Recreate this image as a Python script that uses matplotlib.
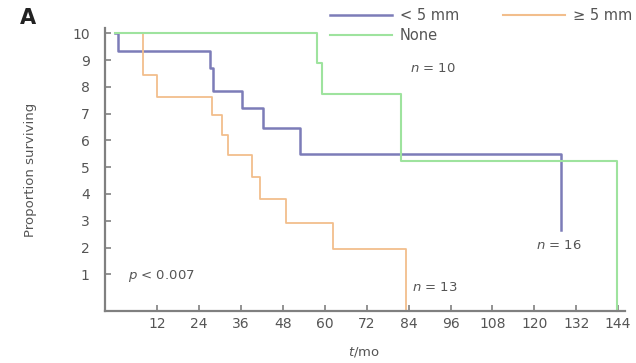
import matplotlib
matplotlib.use("Agg")
import matplotlib.pyplot as plt
from matplotlib.lines import Line2D

# ---- data ----
lt5_t = [0, 0.6, 27.2, 28.0, 36.2, 42.3, 53.0, 127.6]
lt5_s = [10, 9.35, 8.7, 7.85, 7.2, 6.45, 5.48, 2.65]

ge5_t = [0, 7.8, 11.9, 27.8, 30.5, 32.2, 39.2, 41.5, 49.0, 62.4, 83.3]
ge5_s = [10, 8.43, 7.62, 6.94, 6.2, 5.45, 4.64, 3.8, 2.9, 1.96, -0.37]

none_t = [0, 57.8, 59.3, 81.9, 143.8]
none_s = [10, 8.9, 7.72, 5.22, -0.37]

series_labels = ["< 5 mm", "\u2265 5 mm", "None"]
xticks = [12, 24, 36, 48, 60, 72, 84, 96, 108, 120, 132, 144]
yticks = [1, 2, 3, 4, 5, 6, 7, 8, 9, 10]

c_blue = "#7c7cb8"
c_orange = "#f2be8c"
c_green = "#9ee39e"
c_axis = "#808080"
c_text = "#555555"

W, H = 636, 363
fig = plt.figure(figsize=(W / 100, H / 100), dpi=100)
ax = fig.add_axes([105 / W, (H - 311) / H, 520 / W, 283 / H])

ax.step(lt5_t, lt5_s, where="post", color=c_blue, lw=1.8, clip_on=False)
ax.step(ge5_t, ge5_s, where="post", color=c_orange, lw=1.3, clip_on=False)
ax.step(none_t, none_s, where="post", color=c_green, lw=1.5, clip_on=False)

ax.set_xlim(-3, 146)
ax.set_ylim(-0.37, 10.2)
ax.set_xticks(xticks)
ax.set_yticks(yticks)
for s in ["top", "right"]:
    ax.spines[s].set_visible(False)
for s in ["left", "bottom"]:
    ax.spines[s].set_color(c_axis)
    ax.spines[s].set_linewidth(1.6)
ax.tick_params(direction="in", length=4, width=1.2, color=c_axis,
               labelsize=10, labelcolor=c_text)
ax.tick_params(axis="y", pad=11)
ax.tick_params(axis="x", pad=4)

ax.set_ylabel("Proportion surviving", fontsize=9.5, color=c_text)
ax.yaxis.set_label_coords(-0.13, 0.5)
ax.set_xlabel(r"$t$/mo", fontsize=9.5, color=c_text)
ax.xaxis.set_label_coords(0.498, -0.12)

ax.text(84.3, 8.7, r"$n$ = 10", fontsize=9.5, color=c_text, va="center", ha="left")
ax.text(120.5, 2.09, r"$n$ = 16", fontsize=9.5, color=c_text, va="center", ha="left")
ax.text(85.1, 0.52, r"$n$ = 13", fontsize=9.5, color=c_text, va="center", ha="left")
ax.text(3.7, 0.93, r"$p$ < 0.007", fontsize=9.5, color=c_text, va="center", ha="left")

fig.text(20 / W, 1 - 18 / H, "A", fontsize=15, fontweight="bold", color="#222222",
         ha="left", va="center")

handles = [
    Line2D([], [], color=c_blue, lw=1.8, label=series_labels[0]),
    Line2D([], [], color=c_green, lw=1.5, label=series_labels[2]),
    Line2D([], [], color=c_orange, lw=1.5, label=series_labels[1]),
]
fig.legend(handles=handles, ncol=2, loc="upper left",
           bbox_to_anchor=(330 / W, 1 - 8 / H), frameon=False, borderpad=0,
           borderaxespad=0, fontsize=10.5, handlelength=4.25, handletextpad=0.55,
           columnspacing=3.0, labelspacing=0.37, labelcolor=c_text)

fig.savefig("out.png", dpi=100, facecolor="white")
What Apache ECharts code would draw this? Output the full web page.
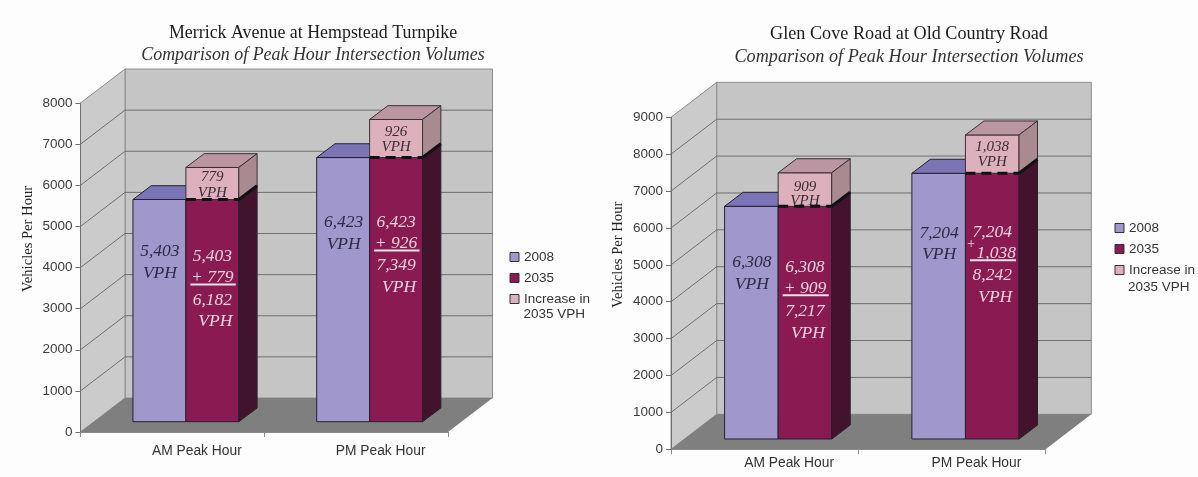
<!DOCTYPE html>
<html>
<head>
<meta charset="utf-8">
<style>
  html, body { margin: 0; padding: 0; background: #fdfdfd; }
  #chart { width: 1198px; height: 477px; }
</style>
<script src="https://cdn.jsdelivr.net/npm/echarts@6/dist/echarts.min.js"></script>
</head>
<body>
<div id="chart"></div>
<script>
const categories = ["AM Peak Hour", "PM Peak Hour"];
const merrick2008 = [5403, 6423];
const merrickIncrease = [779, 926];
const merrickTicks = [0, 1000, 2000, 3000, 4000, 5000, 6000, 7000, 8000];
const glen2008 = [6308, 7204];
const glenIncrease = [909, 1038];
const glenTicks = [0, 1000, 2000, 3000, 4000, 5000, 6000, 7000, 8000, 9000];

const seriesNames = ["2008", "2035", "Increase in 2035 VPH"];
const sans = "Liberation Sans";
const serif = "Liberation Serif";

const purple = { front: "#a098cc", top: "#7b74b6" };
const wine = { front: "#8a1a52", side: "#43132e" };
const pink = { front: "#dcb0bc", top: "#bb95a2", side: "#a98a90" };
const edge = "#26202e";

// pseudo 3d layout of each panel, pixels
const panels = [
  {
    grid: { left: 80.5, top: 103, width: 367.5, height: 329 },
    back: [44.5, -34], near: [13.5, -10.3], depth: [18.3, -13.8], barShare: 0.288,
    name: "Merrick Avenue at Hempstead Turnpike", titleX: 308, titleTop: 19, subTop: 41, titleSize: 17.9,
    labelMargin: 12,
    legend: { left: 505.5, top: 250 }, legendLine: [523.5, 314],
    base: merrick2008, increase: merrickIncrease, ticks: merrickTicks,
    // text offsets below the top of the 2035 bar: first, plus, rule, total, unit
    redText: [[55, 76, 85, 99, 120], [63, 84, 93, 106, 128]],
    baseText: [[50, 72], [63, 85]],
    upText: [[-24, -8], [-27, -12]]
  },
  {
    grid: { left: 671, top: 117.3, width: 374.6, height: 332 },
    back: [45.7, -35], near: [13.5, -10.3], depth: [18.5, -14], barShare: 0.286,
    name: "Glen Cove Road at Old Country Road", titleX: 904, titleTop: 20, subTop: 43, titleSize: 18.2,
    labelMargin: 7,
    legend: { left: 1110.5, top: 221 }, legendLine: [1128, 287],
    base: glen2008, increase: glenIncrease, ticks: glenTicks,
    redText: [[59, 80, 89, 103, 125], [57, 78, 87, 100, 122]],
    baseText: [[54, 76], [58, 79]],
    upText: [[-21, -7], [-28, -13]]
  }
];

const fmt = (v) => v.toLocaleString("en-US");

function poly(points, fill, stroke) {
  return {
    type: "polygon",
    shape: { points },
    style: { fill, stroke: stroke || "none", lineWidth: stroke ? 1 : 0 }
  };
}

function label(x, y, text, fill, size) {
  return {
    type: "text",
    style: {
      x, y: y + 2, text, fill,
      font: "italic " + size + "px '" + serif + "'",
      align: "center", verticalAlign: "middle"
    }
  };
}

function frameSeries(p, idx) {
  const top = p.ticks[p.ticks.length - 1];
  return {
    type: "custom", xAxisIndex: idx, yAxisIndex: idx, silent: true, z: 1,
    data: [[0]],
    renderItem(params, api) {
      const half = api.size([1, 0])[0] / 2;
      const x0 = api.coord([0, 0])[0] - half;
      const x1 = api.coord([1, 0])[0] + half;
      const y0 = api.coord([0, 0])[1];
      const y1 = api.coord([0, top])[1];
      const [bx, by] = p.back;
      const wallLine = "#8c8c8c";
      const children = [
        poly([[x0 + bx, y1 + by], [x1 + bx, y1 + by], [x1 + bx, y0 + by], [x0 + bx, y0 + by]], "#c6c5c5", wallLine),
        poly([[x0, y1], [x0 + bx, y1 + by], [x0 + bx, y0 + by], [x0, y0]], "#cbcbcb", wallLine),
        poly([[x0, y0], [x0 + bx, y0 + by], [x1 + bx, y0 + by], [x1, y0]], "#7f7f7f")
      ];
      p.ticks.slice(1, -1).forEach((t) => {
        const y = api.coord([0, t])[1];
        children.push({
          type: "polyline",
          shape: { points: [[x0, y], [x0 + bx, y + by], [x1 + bx, y + by]] },
          style: { fill: "none", stroke: "#6f6f6f", lineWidth: 1 }
        });
      });
      return { type: "group", children };
    }
  };
}

function barBox(api, p, cat, value, slot) {
  const band = api.size([1, 0])[0];
  const w = band * p.barShare;
  const c = api.coord([cat, value]);
  const left = c[0] + p.near[0] + (slot - 1) * w;
  return { left, right: left + w, y: c[1] + p.near[1], w };
}

function series2008(p, idx) {
  return {
    name: seriesNames[0], type: "custom", xAxisIndex: idx, yAxisIndex: idx, z: 2,
    itemStyle: { color: purple.front },
    data: p.base.map((v, i) => [i, v]),
    renderItem(params, api) {
      const cat = api.value(0), v = api.value(1);
      const top = barBox(api, p, cat, v, 0);
      const bot = barBox(api, p, cat, 0, 0);
      const [dx, dy] = p.depth;
      const off = p.baseText[cat];
      const mid = (top.left + top.right) / 2 + 0.5;
      return {
        type: "group",
        children: [
          poly([[top.left, top.y], [top.right, top.y], [top.right, bot.y], [top.left, bot.y]], purple.front, edge),
          poly([[top.left, top.y], [top.left + dx, top.y + dy], [top.right + dx, top.y + dy], [top.right, top.y]], purple.top, edge),
          label(mid, top.y + off[0], fmt(v), "#2c2a46", 17.5),
          label(mid, top.y + off[1], "VPH", "#2c2a46", 17.5)
        ]
      };
    }
  };
}

function series2035(p, idx) {
  return {
    name: seriesNames[1], type: "custom", xAxisIndex: idx, yAxisIndex: idx, z: 3,
    itemStyle: { color: wine.front },
    data: p.base.map((v, i) => [i, v]),
    renderItem(params, api) {
      const cat = api.value(0), v = api.value(1);
      const top = barBox(api, p, cat, v, 1);
      const bot = barBox(api, p, cat, 0, 1);
      const [dx, dy] = p.depth;
      const off = p.redText[cat];
      const mid = (top.left + top.right) / 2;
      const ink = "#e8d3dd";
      const add = p.increase[cat];
      const children = [
        poly([[top.left, top.y], [top.right, top.y], [top.right, bot.y], [top.left, bot.y]], wine.front, edge),
        poly([[top.right, top.y], [top.right + dx, top.y + dy], [top.right + dx, bot.y + dy], [top.right, bot.y]], wine.side, edge),
        label(mid, top.y + off[0], fmt(v), ink, 17.5),
        label(mid, top.y + off[3], fmt(v + add), ink, 17.5),
        label(mid + 3, top.y + off[4], "VPH", ink, 17.5),
        {
          type: "line",
          shape: { x1: top.left + 4.5, y1: top.y + off[2], x2: top.right - 3, y2: top.y + off[2] },
          style: { stroke: "#efe4e9", lineWidth: 2 }
        }
      ];
      // the plus hangs apart from the four digit increase
      if (add >= 1000) {
        children.push(label(top.left + 5.5, top.y + off[1] - 9, "+", ink, 14));
        children.push(label(mid + 4, top.y + off[1], fmt(add), ink, 17.5));
      } else {
        children.push(label(mid, top.y + off[1], "+ " + fmt(add), ink, 17.5));
      }
      return { type: "group", children };
    }
  };
}

function seriesIncrease(p, idx) {
  return {
    name: seriesNames[2], type: "custom", xAxisIndex: idx, yAxisIndex: idx, z: 4,
    itemStyle: { color: pink.front },
    data: p.increase.map((v, i) => [i, p.base[i], v]),
    renderItem(params, api) {
      const cat = api.value(0), base = api.value(1), add = api.value(2);
      const top = barBox(api, p, cat, base + add, 1);
      const bot = barBox(api, p, cat, base, 1);
      const [dx, dy] = p.depth;
      const off = p.upText[cat];
      const mid = (top.left + top.right) / 2;
      return {
        type: "group",
        children: [
          poly([[top.left, top.y], [top.right, top.y], [top.right, bot.y], [top.left, bot.y]], pink.front, "#3a3036"),
          poly([[top.left, top.y], [top.left + dx, top.y + dy], [top.right + dx, top.y + dy], [top.right, top.y]], pink.top, "#3a3036"),
          poly([[top.right, top.y], [top.right + dx, top.y + dy], [top.right + dx, bot.y + dy], [top.right, bot.y]], pink.side, "#3a3036"),
          {
            type: "line",
            shape: { x1: top.left, y1: bot.y, x2: top.right, y2: bot.y },
            style: { stroke: "#111", lineWidth: 3, lineDash: [10, 6] }
          },
          {
            type: "line",
            shape: { x1: top.right, y1: bot.y, x2: top.right + dx, y2: bot.y + dy },
            style: { stroke: "#111", lineWidth: 3 }
          },
          label(mid, bot.y + off[0], fmt(add), "#3c2a34", 15),
          label(mid, bot.y + off[1], "VPH", "#3c2a34", 15)
        ]
      };
    }
  };
}

const chart = echarts.init(document.getElementById("chart"));

chart.setOption({
  animation: false,
  backgroundColor: "#fdfdfd",
  textStyle: { fontFamily: sans },
  title: panels.flatMap((p) => [
    {
      text: p.name, left: p.titleX, top: p.titleTop, textAlign: "center",
      textStyle: { fontFamily: serif, fontSize: p.titleSize, fontWeight: "normal", color: "#1c1c1c" }
    },
    {
      text: "Comparison of Peak Hour Intersection Volumes", left: p.titleX, top: p.subTop, textAlign: "center",
      textStyle: { fontFamily: serif, fontSize: p.titleSize, fontStyle: "italic", fontWeight: "normal", color: "#333" }
    }
  ]),
  grid: panels.map((p) => p.grid),
  xAxis: panels.map((p, i) => ({
    type: "category", gridIndex: i, data: categories, z: 6,
    axisLine: { lineStyle: { color: "#8a8a8a", width: 1 } },
    axisTick: { show: true, length: 5, lineStyle: { color: "#8a8a8a" } },
    // labels sit under the bars, which stand back from the front edge
    axisLabel: { color: "#333", fontSize: 13.8, fontFamily: sans, margin: p.labelMargin, padding: [0, 0, 0, 49] }
  })),
  yAxis: panels.map((p, i) => ({
    type: "value", gridIndex: i, min: 0, max: p.ticks[p.ticks.length - 1], interval: 1000, z: 6,
    name: "Vehicles Per Hour", nameLocation: "middle", nameGap: 45,
    nameTextStyle: { color: "#222", fontFamily: serif, fontSize: 14.6, padding: [0, 0, 0, 57] },
    axisLine: { show: true, lineStyle: { color: "#6f6f6f", width: 1 } },
    axisTick: { show: true, length: 5, lineStyle: { color: "#6f6f6f" } },
    axisLabel: { color: "#3c3c3c", fontSize: 13.5, fontFamily: sans, margin: 8, formatter: (v) => String(v) },
    splitLine: { show: false }
  })),
  legend: panels.map((p) => ({
    orient: "vertical", left: p.legend.left, top: p.legend.top,
    itemWidth: 9, itemHeight: 9, itemGap: 7, padding: [0, 0, 0, 4],
    icon: "rect", selectedMode: false,
    data: seriesNames,
    formatter: (name) => (name === seriesNames[2] ? "Increase in" : name),
    itemStyle: { borderColor: "#333", borderWidth: 1 },
    textStyle: { color: "#333", fontSize: 13.5, fontFamily: sans }
  })),
  graphic: panels.map((p) => ({
    type: "text", x: p.legendLine[0], y: p.legendLine[1],
    style: { text: "2035 VPH", fill: "#333", font: "13.5px '" + sans + "'", verticalAlign: "middle" }
  })),
  series: panels.flatMap((p, i) => [
    frameSeries(p, i),
    series2008(p, i),
    series2035(p, i),
    seriesIncrease(p, i)
  ])
});
</script>
</body>
</html>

_Exercise goal_
Return the lines exactly as they stand, from the start of the entries through the line holding "yticks = [1, 2, 3, 4, 5, 6, 7, 8, 9, 10]"; omit the pictures.

_Response below_
Recreate this image as a Python script that uses matplotlib.
import matplotlib
matplotlib.use("Agg")
import matplotlib.pyplot as plt
from matplotlib.lines import Line2D

# ---- data ----
lt5_t = [0, 0.6, 27.2, 28.0, 36.2, 42.3, 53.0, 127.6]
lt5_s = [10, 9.35, 8.7, 7.85, 7.2, 6.45, 5.48, 2.65]

ge5_t = [0, 7.8, 11.9, 27.8, 30.5, 32.2, 39.2, 41.5, 49.0, 62.4, 83.3]
ge5_s = [10, 8.43, 7.62, 6.94, 6.2, 5.45, 4.64, 3.8, 2.9, 1.96, -0.37]

none_t = [0, 57.8, 59.3, 81.9, 143.8]
none_s = [10, 8.9, 7.72, 5.22, -0.37]

series_labels = ["< 5 mm", "\u2265 5 mm", "None"]
xticks = [12, 24, 36, 48, 60, 72, 84, 96, 108, 120, 132, 144]
yticks = [1, 2, 3, 4, 5, 6, 7, 8, 9, 10]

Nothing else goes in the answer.